TOM MCCLINTOCK: Thank you for having me.
CHANG: So the president is treating this report as a total exoneration. Do you think that's a fair assessment?
MCCLINTOCK: Oh, very much so. I mean, for two and a half years, we've heard morning, noon and night from the Democrats and the media that the president was an agent of Russia who was coordinating with that hostile government to overturn our elections process. Well, now, after - what? - 22 months of investigation, $25 million, thousands of subpoenas, we now know definitively that was a lie. We know that it was...
CHANG: But on the question of obstruction of justice, the report does describe at least 10 instances of questionable conduct. President Trump requested top aides to lie for him. He told his White House counsel to get Mueller fired. He told other aides to tell then-Attorney General Jeff Sessions to end the Russia investigation. Do you find any of those details disturbing?
MCCLINTOCK: First, I think Greg Gutfeld put it best when he says 10 times nothing is still nothing. This new lie that the President obstructed justice is a conclusion that the Mueller report does not make. The charges that we hear being attempted to be used to suggest that he was obstructing justice are based, frankly, on a man who was wrongly accused - literally of treason, blowing off steam behind closed doors over the injustice of it all.
But it's going to be very hard for anybody to make a convincing case on obstruction of justice when, A, there was no underlying crime, that there was no assertion of executive privilege. The president turned over every document that was requested - over a million - released his own attorney to be questioned for 30 hours by the Mueller team.
Now, you compare that to Hillary Clinton, who destroyed 30,000 emails that were under subpoena, going so far as to destroy the hard drives that contained them, and you begin...
CHANG: But putting aside...
MCCLINTOCK: ...To get a sense of the double standard that's involved in this discussion.
CHANG: But putting aside the question of whether there could have been a criminal charge for obstruction of justice, did you find any of the details disturbing, any of the details such as he requested top aides to lie for him, where he told his White House counsel to get Mueller fired? Does that, even though it may not strike you as criminal, does it strike you as unethical or improper?
MCCLINTOCK: I don't believe he used the word fired. I think that the quote was...
MCCLINTOCK: ...Mueller's got to go, Mueller's got to go. Well, that's not instruction to fire anybody. That's the guy blowing off steam. If - the president certainly had the constitutional authority to fire Mueller, he did not do so.
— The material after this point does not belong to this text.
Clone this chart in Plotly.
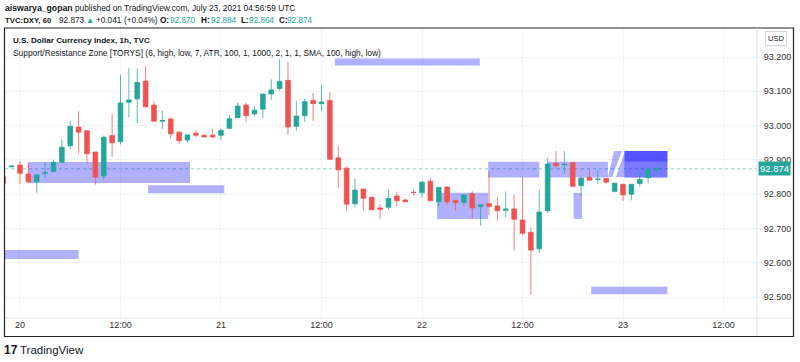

He did not issue any explicit instructions for Mueller to be fired. And Mueller wasn't fired. So I find this absolutely absurd.
MCCLINTOCK: I think that the next phase of this investigation is not going to be obstruction of justice because there's no case to be made there. I mean, we'll certainly see the Democrats try to exploit that. But there's no case to be made.
I think what's going to happen next is we will be seeing within a few months' time the inspector general releasing a report, the Senate Judiciary Committee investigating the origin of this hoax that was used, first of all, to influence the presidential election. And we know that this was being done by top officials at the FBI, the Department of Justice and the intelligence agencies using a phony dossier they knew was false. And then when they failed to prevail in the election...
CHANG: All right. That's one...
MCCLINTOCK: ...They used it for two and a half years to undermine the legitimate election of the president of the United States.
CHANG: In the 30 seconds...
MCCLINTOCK: That's where I think the investigation is going from here.
CHANG: In the 30 seconds we have left, as - with respect to the Mueller investigation, the chair of the House Judiciary Committee is calling for Robert Mueller to testify. What questions do you have for Robert Mueller?
MCCLINTOCK: I want to know who was responsible for taking this phony dossier, leaking it to the press, using it as a justification for a phony FISA warrant to spy on an opposition presidential campaign.
CHANG: All right. That's Republican Tom McClintock of California. Thanks very much.
MCCLINTOCK: Thank you for having me.